The exercise:
Omit every picture while repeating the entries exactly.

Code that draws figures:
● ● ● ● ●

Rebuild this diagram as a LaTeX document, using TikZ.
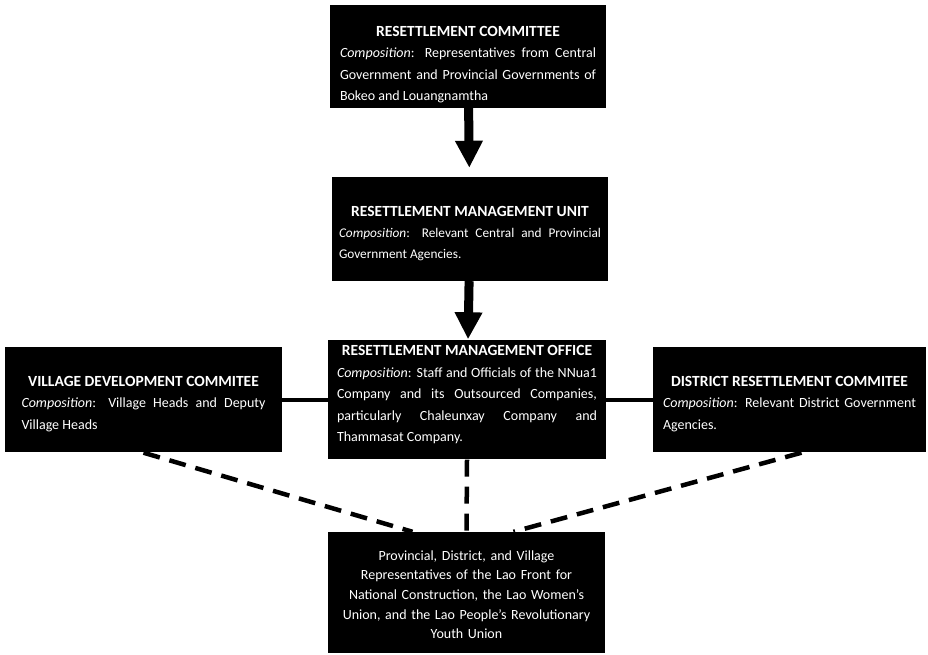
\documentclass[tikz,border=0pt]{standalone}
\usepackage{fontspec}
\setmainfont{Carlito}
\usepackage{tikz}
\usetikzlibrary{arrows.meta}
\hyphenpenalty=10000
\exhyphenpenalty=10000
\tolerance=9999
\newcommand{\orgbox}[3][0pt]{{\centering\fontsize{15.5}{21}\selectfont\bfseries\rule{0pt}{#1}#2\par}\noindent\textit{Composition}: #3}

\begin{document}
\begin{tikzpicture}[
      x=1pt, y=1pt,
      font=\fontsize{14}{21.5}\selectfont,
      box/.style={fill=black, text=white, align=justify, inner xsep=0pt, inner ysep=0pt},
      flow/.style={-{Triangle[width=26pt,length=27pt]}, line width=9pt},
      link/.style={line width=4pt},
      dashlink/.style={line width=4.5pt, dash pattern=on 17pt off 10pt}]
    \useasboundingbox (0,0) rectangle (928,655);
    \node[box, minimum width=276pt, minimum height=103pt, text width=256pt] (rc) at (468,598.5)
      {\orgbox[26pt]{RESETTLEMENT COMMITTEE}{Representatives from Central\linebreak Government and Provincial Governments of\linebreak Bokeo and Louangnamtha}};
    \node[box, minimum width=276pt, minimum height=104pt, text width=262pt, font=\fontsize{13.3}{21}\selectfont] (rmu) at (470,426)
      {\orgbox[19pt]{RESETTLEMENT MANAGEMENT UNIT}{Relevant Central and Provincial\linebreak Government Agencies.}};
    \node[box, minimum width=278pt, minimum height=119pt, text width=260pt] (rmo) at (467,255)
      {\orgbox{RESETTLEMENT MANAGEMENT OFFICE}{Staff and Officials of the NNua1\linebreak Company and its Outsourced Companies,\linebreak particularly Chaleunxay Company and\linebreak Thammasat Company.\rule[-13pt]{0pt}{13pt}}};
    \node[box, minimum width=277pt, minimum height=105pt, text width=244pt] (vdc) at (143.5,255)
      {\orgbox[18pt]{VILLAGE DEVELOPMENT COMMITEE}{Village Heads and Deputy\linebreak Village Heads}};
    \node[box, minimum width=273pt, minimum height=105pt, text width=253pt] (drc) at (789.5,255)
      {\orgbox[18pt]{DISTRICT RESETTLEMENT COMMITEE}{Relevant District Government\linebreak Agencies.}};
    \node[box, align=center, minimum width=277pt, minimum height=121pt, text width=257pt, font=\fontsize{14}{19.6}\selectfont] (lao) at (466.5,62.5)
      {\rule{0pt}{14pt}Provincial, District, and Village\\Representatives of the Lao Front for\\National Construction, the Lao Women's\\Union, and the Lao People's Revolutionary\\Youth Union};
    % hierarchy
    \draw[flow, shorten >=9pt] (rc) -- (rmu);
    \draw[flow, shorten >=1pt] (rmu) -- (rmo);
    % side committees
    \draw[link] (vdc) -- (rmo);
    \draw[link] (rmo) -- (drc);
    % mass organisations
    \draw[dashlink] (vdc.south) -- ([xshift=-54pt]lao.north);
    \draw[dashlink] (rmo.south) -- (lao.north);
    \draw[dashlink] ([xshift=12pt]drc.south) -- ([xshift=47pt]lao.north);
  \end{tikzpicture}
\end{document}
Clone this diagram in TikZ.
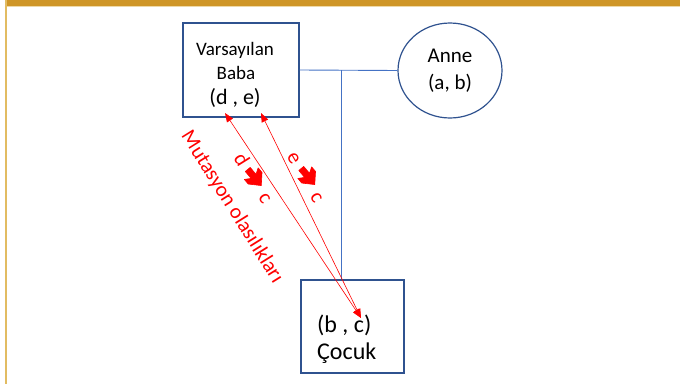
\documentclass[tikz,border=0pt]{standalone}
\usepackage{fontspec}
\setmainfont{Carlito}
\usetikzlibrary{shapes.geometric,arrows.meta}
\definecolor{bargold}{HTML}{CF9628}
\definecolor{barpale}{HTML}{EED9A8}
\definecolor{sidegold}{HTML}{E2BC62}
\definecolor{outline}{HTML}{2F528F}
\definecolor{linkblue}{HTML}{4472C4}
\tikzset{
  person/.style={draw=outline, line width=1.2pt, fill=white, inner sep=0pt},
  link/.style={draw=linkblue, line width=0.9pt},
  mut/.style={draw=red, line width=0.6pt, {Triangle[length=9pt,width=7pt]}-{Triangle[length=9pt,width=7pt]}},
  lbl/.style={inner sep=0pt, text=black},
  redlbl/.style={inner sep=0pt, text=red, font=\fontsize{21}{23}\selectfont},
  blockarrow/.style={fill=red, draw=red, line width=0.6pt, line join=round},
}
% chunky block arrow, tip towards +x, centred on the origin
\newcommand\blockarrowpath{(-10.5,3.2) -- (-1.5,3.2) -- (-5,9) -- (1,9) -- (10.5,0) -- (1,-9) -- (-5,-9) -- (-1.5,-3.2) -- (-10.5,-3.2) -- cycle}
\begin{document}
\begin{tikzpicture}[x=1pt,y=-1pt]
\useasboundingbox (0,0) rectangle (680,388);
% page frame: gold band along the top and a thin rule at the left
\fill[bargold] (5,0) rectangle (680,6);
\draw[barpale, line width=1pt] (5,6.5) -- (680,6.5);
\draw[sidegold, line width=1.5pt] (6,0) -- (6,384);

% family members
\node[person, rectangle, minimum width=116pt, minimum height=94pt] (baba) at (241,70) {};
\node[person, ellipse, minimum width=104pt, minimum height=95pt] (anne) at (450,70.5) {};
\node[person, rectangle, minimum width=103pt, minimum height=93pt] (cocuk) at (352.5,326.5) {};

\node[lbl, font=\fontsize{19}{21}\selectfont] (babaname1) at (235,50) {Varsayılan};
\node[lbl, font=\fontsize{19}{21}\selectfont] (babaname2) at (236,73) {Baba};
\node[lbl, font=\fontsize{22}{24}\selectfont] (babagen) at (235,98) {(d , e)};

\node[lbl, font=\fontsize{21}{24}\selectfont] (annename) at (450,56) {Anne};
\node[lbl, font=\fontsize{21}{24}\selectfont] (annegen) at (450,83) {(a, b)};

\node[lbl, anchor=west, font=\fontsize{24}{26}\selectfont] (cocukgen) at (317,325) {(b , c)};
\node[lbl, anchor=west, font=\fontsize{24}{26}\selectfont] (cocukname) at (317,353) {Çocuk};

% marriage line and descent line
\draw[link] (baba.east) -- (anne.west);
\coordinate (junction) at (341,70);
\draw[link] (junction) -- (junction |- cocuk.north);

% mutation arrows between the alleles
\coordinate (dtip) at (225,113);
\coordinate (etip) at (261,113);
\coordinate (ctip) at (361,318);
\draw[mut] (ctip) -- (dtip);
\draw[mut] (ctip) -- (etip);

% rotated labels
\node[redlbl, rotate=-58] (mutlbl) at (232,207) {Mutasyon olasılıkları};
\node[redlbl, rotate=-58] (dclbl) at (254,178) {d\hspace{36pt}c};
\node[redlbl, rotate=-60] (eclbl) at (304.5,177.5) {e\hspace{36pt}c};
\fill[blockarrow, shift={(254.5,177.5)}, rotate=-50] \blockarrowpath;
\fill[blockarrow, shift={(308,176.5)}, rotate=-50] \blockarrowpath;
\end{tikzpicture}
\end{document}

● ● ● ● ●

Output for this exercise:
Rebuild this diagram as a LaTeX document, using TikZ.
\documentclass[tikz,border=0pt]{standalone}
\usepackage{fontspec}
\setmainfont{Carlito}
\usepackage{tikz}
\usetikzlibrary{arrows.meta}
\hyphenpenalty=10000
\exhyphenpenalty=10000
\tolerance=9999
\newcommand{\orgbox}[3][0pt]{{\centering\fontsize{15.5}{21}\selectfont\bfseries\rule{0pt}{#1}#2\par}\noindent\textit{Composition}: #3}

\begin{document}
\begin{tikzpicture}[
      x=1pt, y=1pt,
      font=\fontsize{14}{21.5}\selectfont,
      box/.style={fill=black, text=white, align=justify, inner xsep=0pt, inner ysep=0pt},
      flow/.style={-{Triangle[width=26pt,length=27pt]}, line width=9pt},
      link/.style={line width=4pt},
      dashlink/.style={line width=4.5pt, dash pattern=on 17pt off 10pt}]
    \useasboundingbox (0,0) rectangle (928,655);
    \node[box, minimum width=276pt, minimum height=103pt, text width=256pt] (rc) at (468,598.5)
      {\orgbox[26pt]{RESETTLEMENT COMMITTEE}{Representatives from Central\linebreak Government and Provincial Governments of\linebreak Bokeo and Louangnamtha}};
    \node[box, minimum width=276pt, minimum height=104pt, text width=262pt, font=\fontsize{13.3}{21}\selectfont] (rmu) at (470,426)
      {\orgbox[19pt]{RESETTLEMENT MANAGEMENT UNIT}{Relevant Central and Provincial\linebreak Government Agencies.}};
    \node[box, minimum width=278pt, minimum height=119pt, text width=260pt] (rmo) at (467,255)
      {\orgbox{RESETTLEMENT MANAGEMENT OFFICE}{Staff and Officials of the NNua1\linebreak Company and its Outsourced Companies,\linebreak particularly Chaleunxay Company and\linebreak Thammasat Company.\rule[-13pt]{0pt}{13pt}}};
    \node[box, minimum width=277pt, minimum height=105pt, text width=244pt] (vdc) at (143.5,255)
      {\orgbox[18pt]{VILLAGE DEVELOPMENT COMMITEE}{Village Heads and Deputy\linebreak Village Heads}};
    \node[box, minimum width=273pt, minimum height=105pt, text width=253pt] (drc) at (789.5,255)
      {\orgbox[18pt]{DISTRICT RESETTLEMENT COMMITEE}{Relevant District Government\linebreak Agencies.}};
    \node[box, align=center, minimum width=277pt, minimum height=121pt, text width=257pt, font=\fontsize{14}{19.6}\selectfont] (lao) at (466.5,62.5)
      {\rule{0pt}{14pt}Provincial, District, and Village\\Representatives of the Lao Front for\\National Construction, the Lao Women's\\Union, and the Lao People's Revolutionary\\Youth Union};
    % hierarchy
    \draw[flow, shorten >=9pt] (rc) -- (rmu);
    \draw[flow, shorten >=1pt] (rmu) -- (rmo);
    % side committees
    \draw[link] (vdc) -- (rmo);
    \draw[link] (rmo) -- (drc);
    % mass organisations
    \draw[dashlink] (vdc.south) -- ([xshift=-54pt]lao.north);
    \draw[dashlink] (rmo.south) -- (lao.north);
    \draw[dashlink] ([xshift=12pt]drc.south) -- ([xshift=47pt]lao.north);
  \end{tikzpicture}
\end{document}
Clone this diagram in TikZ.
\documentclass[tikz,border=0pt]{standalone}
\usepackage{fontspec}
\setmainfont{Carlito}
\usetikzlibrary{shapes.geometric,arrows.meta}
\definecolor{bargold}{HTML}{CF9628}
\definecolor{barpale}{HTML}{EED9A8}
\definecolor{sidegold}{HTML}{E2BC62}
\definecolor{outline}{HTML}{2F528F}
\definecolor{linkblue}{HTML}{4472C4}
\tikzset{
  person/.style={draw=outline, line width=1.2pt, fill=white, inner sep=0pt},
  link/.style={draw=linkblue, line width=0.9pt},
  mut/.style={draw=red, line width=0.6pt, {Triangle[length=9pt,width=7pt]}-{Triangle[length=9pt,width=7pt]}},
  lbl/.style={inner sep=0pt, text=black},
  redlbl/.style={inner sep=0pt, text=red, font=\fontsize{21}{23}\selectfont},
  blockarrow/.style={fill=red, draw=red, line width=0.6pt, line join=round},
}
% chunky block arrow, tip towards +x, centred on the origin
\newcommand\blockarrowpath{(-10.5,3.2) -- (-1.5,3.2) -- (-5,9) -- (1,9) -- (10.5,0) -- (1,-9) -- (-5,-9) -- (-1.5,-3.2) -- (-10.5,-3.2) -- cycle}
\begin{document}
\begin{tikzpicture}[x=1pt,y=-1pt]
\useasboundingbox (0,0) rectangle (680,388);
% page frame: gold band along the top and a thin rule at the left
\fill[bargold] (5,0) rectangle (680,6);
\draw[barpale, line width=1pt] (5,6.5) -- (680,6.5);
\draw[sidegold, line width=1.5pt] (6,0) -- (6,384);

% family members
\node[person, rectangle, minimum width=116pt, minimum height=94pt] (baba) at (241,70) {};
\node[person, ellipse, minimum width=104pt, minimum height=95pt] (anne) at (450,70.5) {};
\node[person, rectangle, minimum width=103pt, minimum height=93pt] (cocuk) at (352.5,326.5) {};

\node[lbl, font=\fontsize{19}{21}\selectfont] (babaname1) at (235,50) {Varsayılan};
\node[lbl, font=\fontsize{19}{21}\selectfont] (babaname2) at (236,73) {Baba};
\node[lbl, font=\fontsize{22}{24}\selectfont] (babagen) at (235,98) {(d , e)};

\node[lbl, font=\fontsize{21}{24}\selectfont] (annename) at (450,56) {Anne};
\node[lbl, font=\fontsize{21}{24}\selectfont] (annegen) at (450,83) {(a, b)};

\node[lbl, anchor=west, font=\fontsize{24}{26}\selectfont] (cocukgen) at (317,325) {(b , c)};
\node[lbl, anchor=west, font=\fontsize{24}{26}\selectfont] (cocukname) at (317,353) {Çocuk};

% marriage line and descent line
\draw[link] (baba.east) -- (anne.west);
\coordinate (junction) at (341,70);
\draw[link] (junction) -- (junction |- cocuk.north);

% mutation arrows between the alleles
\coordinate (dtip) at (225,113);
\coordinate (etip) at (261,113);
\coordinate (ctip) at (361,318);
\draw[mut] (ctip) -- (dtip);
\draw[mut] (ctip) -- (etip);

% rotated labels
\node[redlbl, rotate=-58] (mutlbl) at (232,207) {Mutasyon olasılıkları};
\node[redlbl, rotate=-58] (dclbl) at (254,178) {d\hspace{36pt}c};
\node[redlbl, rotate=-60] (eclbl) at (304.5,177.5) {e\hspace{36pt}c};
\fill[blockarrow, shift={(254.5,177.5)}, rotate=-50] \blockarrowpath;
\fill[blockarrow, shift={(308,176.5)}, rotate=-50] \blockarrowpath;
\end{tikzpicture}
\end{document}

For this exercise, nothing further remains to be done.